___ PROVIDED MATERIAL

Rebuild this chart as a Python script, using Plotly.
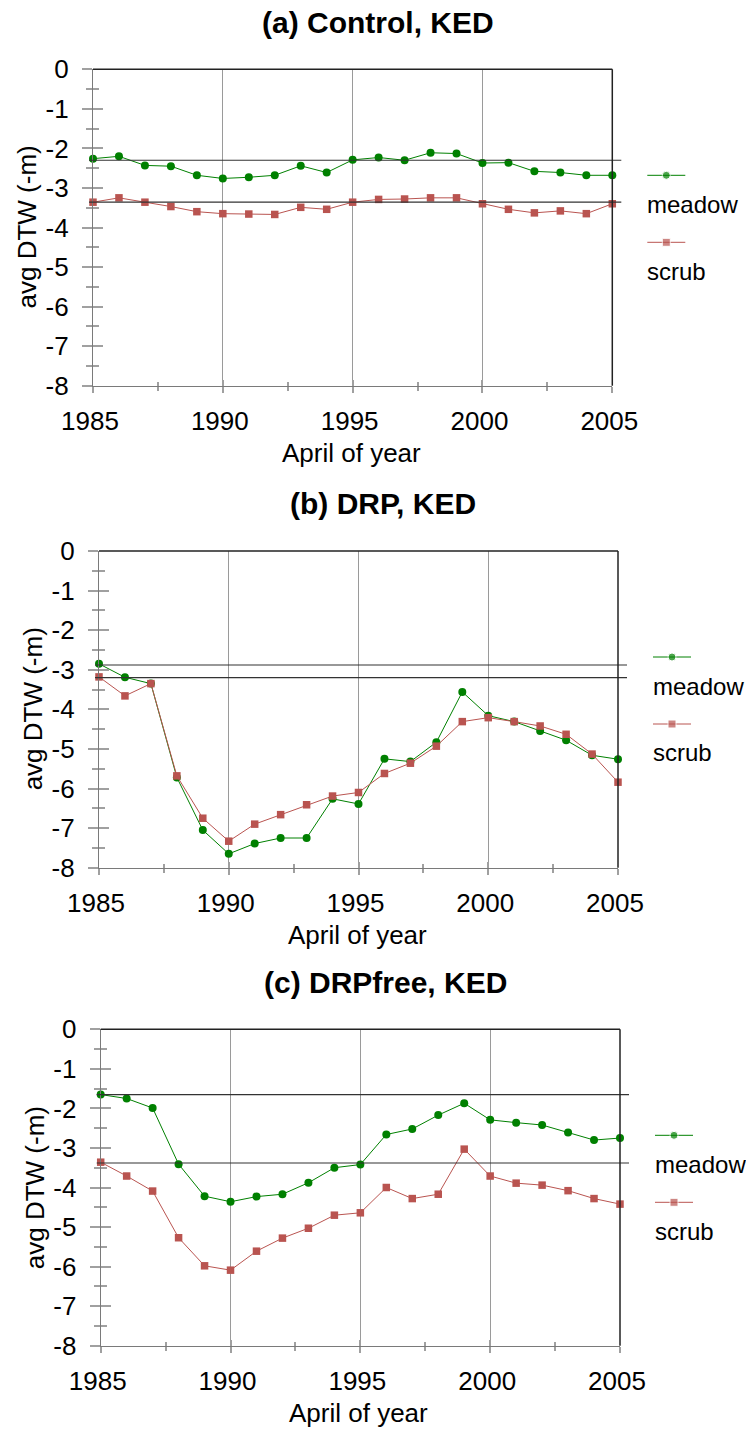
import plotly.graph_objects as go

W, H = 746, 1431
FONT = "Liberation Sans, Arial, sans-serif"

years = list(range(1985, 2006))

a_meadow = [-2.26, -2.20, -2.43, -2.45, -2.68, -2.76, -2.73, -2.68, -2.44, -2.61, -2.29,
            -2.23, -2.30, -2.11, -2.13, -2.37, -2.36, -2.58, -2.61, -2.68, -2.68]
a_scrub = [-3.36, -3.25, -3.36, -3.47, -3.60, -3.65, -3.66, -3.67, -3.49, -3.54, -3.36,
           -3.29, -3.28, -3.25, -3.25, -3.40, -3.54, -3.63, -3.58, -3.65, -3.40]
b_meadow = [-2.85, -3.19, -3.35, -5.72, -7.05, -7.65, -7.39, -7.25, -7.25, -6.26, -6.39,
            -5.25, -5.32, -4.83, -3.56, -4.16, -4.31, -4.55, -4.78, -5.16, -5.26]
b_scrub = [-3.18, -3.66, -3.35, -5.68, -6.75, -7.33, -6.90, -6.66, -6.41, -6.19, -6.10,
           -5.62, -5.36, -4.93, -4.31, -4.21, -4.31, -4.42, -4.63, -5.13, -5.84]
c_meadow = [-1.65, -1.75, -1.99, -3.41, -4.22, -4.36, -4.23, -4.17, -3.88, -3.50, -3.42,
            -2.66, -2.52, -2.17, -1.87, -2.29, -2.36, -2.42, -2.61, -2.80, -2.75]
c_scrub = [-3.36, -3.71, -4.09, -5.27, -5.98, -6.09, -5.61, -5.28, -5.03, -4.70, -4.64,
           -4.00, -4.28, -4.17, -3.03, -3.71, -3.89, -3.94, -4.08, -4.28, -4.42]

ref_meadow = [-2.30, -2.88, -1.65]
ref_scrub = [-3.36, -3.20, -3.38]

titles = ["(a) Control, KED", "(b) DRP, KED", "(c) DRPfree, KED"]
series_names = ["meadow", "scrub"]
x_title = "April of year"
y_title = "avg DTW (-m)"
x_ticks = [1985, 1990, 1995, 2000, 2005]
x_minor = [1987.5, 1992.5, 1997.5, 2002.5]
y_ticks = [0, -1, -2, -3, -4, -5, -6, -7, -8]
y_minor = [-0.5, -1.5, -2.5, -3.5, -4.5, -5.5, -6.5, -7.5]

panels = [(a_meadow, a_scrub), (b_meadow, b_scrub), (c_meadow, c_scrub)]

# layout boxes in pixels: left, right, top, bottom
boxes = [(93, 612.3, 69.3, 385.7), (99, 618, 551, 867.7), (100.7, 620, 1029.3, 1345.7)]

MEADOW = "#008000"
SCRUB = "#b95450"
AXIS = "#7a7a7a"
TICK = "#a0a0a0"
GRID = "#9a9a9a"
DARK = "#222222"
CLEAR = "rgba(0,0,0,0)"


def px(x):
    return x / W


def py(y):
    return 1 - y / H


fig = go.Figure()
annotations = []
shapes = []

for i, ((m, s), (L, R, T, B)) in enumerate(zip(panels, boxes)):
    n = i + 1
    xa = "x" if n == 1 else f"x{n}"
    ya = "y" if n == 1 else f"y{n}"
    xo, yo = f"x{n + 3}", f"y{n + 3}"
    xdom = [px(L), px(R)]
    ydom = [py(B), py(T)]

    fig.add_trace(go.Scatter(x=years, y=m, xaxis=xa, yaxis=ya, mode="lines+markers",
                             name=series_names[0], showlegend=False, cliponaxis=False,
                             line=dict(color=MEADOW, width=1),
                             marker=dict(color=MEADOW, size=8, symbol="circle")))
    fig.add_trace(go.Scatter(x=years, y=s, xaxis=xa, yaxis=ya, mode="lines+markers",
                             name=series_names[1], showlegend=False, cliponaxis=False,
                             line=dict(color=SCRUB, width=1),
                             marker=dict(color=SCRUB, size=7.5, symbol="square")))
    # empty trace to create the overlay subplot carrying inside ticks
    fig.add_trace(go.Scatter(x=[], y=[], xaxis=xo, yaxis=yo, showlegend=False,
                             hoverinfo="skip"))

    kx = "xaxis" if n == 1 else f"xaxis{n}"
    ky = "yaxis" if n == 1 else f"yaxis{n}"
    fig.layout[kx] = dict(
        domain=xdom, anchor=ya, range=[1985, 2005], tickvals=x_ticks, automargin=False,
        ticktext=[str(v) for v in x_ticks], ticks="outside", ticklen=6, tickcolor=TICK,
        tickwidth=1.5, showline=True, linecolor=AXIS, linewidth=1.2, showgrid=True,
        gridcolor=GRID, gridwidth=1, zeroline=False, ticklabelstandoff=6,
        ticklabelshift=-3,
        minor=dict(tickvals=x_minor, ticks="outside", ticklen=4, tickcolor=TICK,
                   tickwidth=1.5, showgrid=False),
        tickfont=dict(family=FONT, size=26, color="#000"))
    fig.layout[ky] = dict(
        domain=ydom, anchor=xa, range=[-8, 0], tickvals=y_ticks, automargin=False,
        ticktext=[str(v) for v in y_ticks], ticks="outside", ticklen=10, tickcolor=TICK,
        tickwidth=1.5, showline=True, linecolor=AXIS, linewidth=1.2, showgrid=False,
        zeroline=False, ticklabelstandoff=8,
        minor=dict(tickvals=y_minor, ticks="outside", ticklen=6, tickcolor=TICK,
                   tickwidth=1.5, showgrid=False),
        tickfont=dict(family=FONT, size=26, color="#000"))
    fig.layout[f"xaxis{n + 3}"] = dict(
        domain=xdom, overlaying=xa, anchor=yo, range=[1985, 2005], tickvals=x_ticks,
        ticks="inside", ticklen=6, tickcolor=TICK, tickwidth=1.5, showline=False,
        showgrid=False, zeroline=False, showticklabels=False, automargin=False,
        minor=dict(tickvals=x_minor, ticks="inside", ticklen=4, tickcolor=TICK,
                   tickwidth=1.5, showgrid=False))
    fig.layout[f"yaxis{n + 3}"] = dict(
        domain=ydom, overlaying=ya, anchor=xo, range=[-8, 0], tickvals=y_ticks,
        ticks="inside", ticklen=10, tickcolor=TICK, tickwidth=1.5, showline=False,
        showgrid=False, zeroline=False, showticklabels=False, automargin=False,
        minor=dict(tickvals=y_minor, ticks="inside", ticklen=6, tickcolor=TICK,
                   tickwidth=1.5, showgrid=False))

    # reference horizontal lines
    for val in (ref_meadow[i], ref_scrub[i]):
        shapes.append(dict(type="line", xref="paper", yref=ya, x0=px(L - 4), x1=px(R + 9),
                           y0=val, y1=val, line=dict(color="#333333", width=1.2)))
    # dark top and right frame
    shapes.append(dict(type="line", xref=f"{xa} domain", yref=f"{ya} domain",
                       x0=0, x1=1, y0=1, y1=1, line=dict(color=DARK, width=1.5)))
    shapes.append(dict(type="line", xref=f"{xa} domain", yref=f"{ya} domain",
                       x0=1, x1=1, y0=0, y1=1, line=dict(color=DARK, width=1.5)))

    cx = (L + R) / 2
    annotations.append(dict(text=f"<b>{titles[i]}</b>", xref="paper", yref="paper",
                            x=px(cx + 25), y=py(T - 47), xanchor="center", yanchor="middle",
                            showarrow=False, font=dict(family=FONT, size=30, color="#000")))
    annotations.append(dict(text=x_title, xref="paper", yref="paper",
                            x=px(cx - 1.5), y=py(B + 67), xanchor="center", yanchor="middle",
                            showarrow=False, font=dict(family=FONT, size=26, color="#000")))
    annotations.append(dict(text=y_title, xref="paper", yref="paper", textangle=-90,
                            x=px(L - 66), y=py((T + B) / 2), xanchor="center",
                            yanchor="middle", showarrow=False,
                            font=dict(family=FONT, size=26, color="#000")))

    # manual legend: symbol line above its label
    for j, (name, col, sym) in enumerate([(series_names[0], MEADOW, "circle"),
                                          (series_names[1], SCRUB, "square")]):
        ly = T + 106 + j * 67
        fig.add_trace(go.Scatter(x=[R + 35, R + 54, R + 73], y=[ly, ly, ly],
                                 xaxis="x7", yaxis="y7", mode="lines+markers",
                                 showlegend=False, hoverinfo="skip", cliponaxis=False,
                                 line=dict(color=col, width=1),
                                 marker=dict(color=col, size=[0, 8, 0], symbol=sym)))
        annotations.append(dict(text=name, xref="paper", yref="paper", x=px(R + 33),
                                y=py(ly + 29), xanchor="left", yanchor="middle",
                                showarrow=False,
                                font=dict(family=FONT, size=24, color="#000")))

fig.layout["xaxis7"] = dict(domain=[0, 1], anchor="y7", range=[0, W], visible=False)
fig.layout["yaxis7"] = dict(domain=[0, 1], anchor="x7", range=[H, 0], visible=False)

fig.update_layout(template="none", width=W, height=H, margin=dict(l=0, r=0, t=0, b=0),
                  paper_bgcolor="white", plot_bgcolor=CLEAR, showlegend=False,
                  annotations=annotations, shapes=shapes,
                  font=dict(family=FONT, color="#000"))

fig.write_html("out.html")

______

### GIVEN INSTRUCTION
Repeat the listing above exactly from its first line to the line containing "years = list(range(1985, 2006))", both included, and omit the pictures.

### ANSWER FOR THE TASK
Rebuild this chart as a Python script, using Plotly.
import plotly.graph_objects as go

W, H = 746, 1431
FONT = "Liberation Sans, Arial, sans-serif"

years = list(range(1985, 2006))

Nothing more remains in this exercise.